I built a couple of loudspeaker boxes with MDF. I've tried the glue size and shellac. The cut edge of MDF really soaks up whatever sealer you use. I've gotten acceptable results but was never really completely pleased with the results when painted, especially when going for a gloss finish.

johnny means
03-27-2013, 11:52 AM
I've done miles of profiled MDF edges. IME glue sizing is the best tecnique. I use a 50/50 glue water mixture rolled on with a small foam roller. Coat, sand, coat, sand, coat, sand gives me results smooth enough for Italian lacquer and faux marble finishes. In fact, getting the faces as glossy as the profile becomes a problem. The glue size also toughens up the edge against spilts and chips. I recently did a job for a repeat customer whom I had done a Playset for about 8 years ago. I had used the sizing technique and after 8 years of hard play (the paint job showed that) not a single edge had a chip or split.

John Schweikert
03-27-2013, 1:02 PM
IME glue sizing is the best tecnique. I use a 50/50 glue water mixture..

What is IME? Thanks.

johnny means
03-27-2013, 1:20 PM
What is IME? Thanks.

In my experience

Jerome Stanek
03-27-2013, 1:52 PM
If you can get Plum Creek MDF it paints a lot better.

Eoin Ryans
03-27-2013, 2:36 PM
I've done miles of profiled MDF edges.
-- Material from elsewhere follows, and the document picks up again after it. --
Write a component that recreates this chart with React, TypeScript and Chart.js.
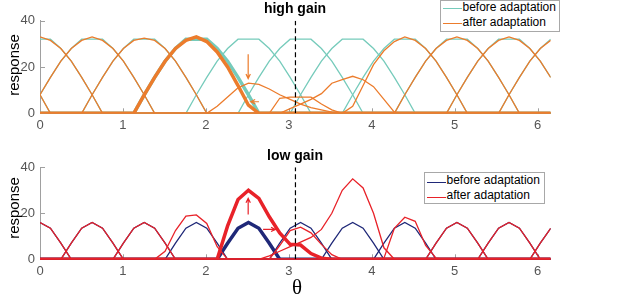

IME glue sizing is the best tecnique. I use a 50/50 glue water mixture rolled on with a small foam roller. Coat, sand, coat, sand, coat, sand gives me results smooth enough for Italian lacquer and faux marble finishes. In fact, getting the faces as glossy as the profile becomes a problem. The glue size also toughens up the edge against spilts and chips. I recently did a job for a repeat customer whom I had done a Playset for about 8 years ago. I had used the sizing technique and after 8 years of hard play (the paint job showed that) not a single edge had a chip or split.

Johnny - should I employ the 50/50 glue/water to the faces in addition to applying it to the edges?

Thanks

johnny means
03-27-2013, 6:07 PM
Johnny - should I employ the 50/50 glue/water to the faces in addition to applying it to the edges?

Thanks
No, you'll get uneven swelling and fuzzing. It is ever so slight, but does show through the finish, I do two coats of laquer primer, any old primer will do, if you're spraying. If your brushing or rolling, you want to avoid water based. My favorite was Zinnser's Binz shellac, but that's almost $50 a gallon now.

johnny means
03-27-2013, 6:14 PM
Johnny - should I employ the 50/50 glue/water to the faces in addition to applying it to the edges?

Thanks
No, you'll get uneven swelling and fuzzing. It is ever so slight, but does show through the finish, I do two coats of laquer primer, any old primer will do, if you're spraying. If your brushing or rolling, you want to avoid water based. My favorite was Zinnser's Binz shellac, but that's almost $50 a gallon now.

Steve Milito
03-27-2013, 7:11 PM
What type of glue do you use?

Danny Thompson
03-27-2013, 11:20 PM
After never being satisfied with the adhesion of paint to primer, we have converted to using trim paint with no primer. Two coats for utility, three for show. This is what we used on all our closet organization shelving.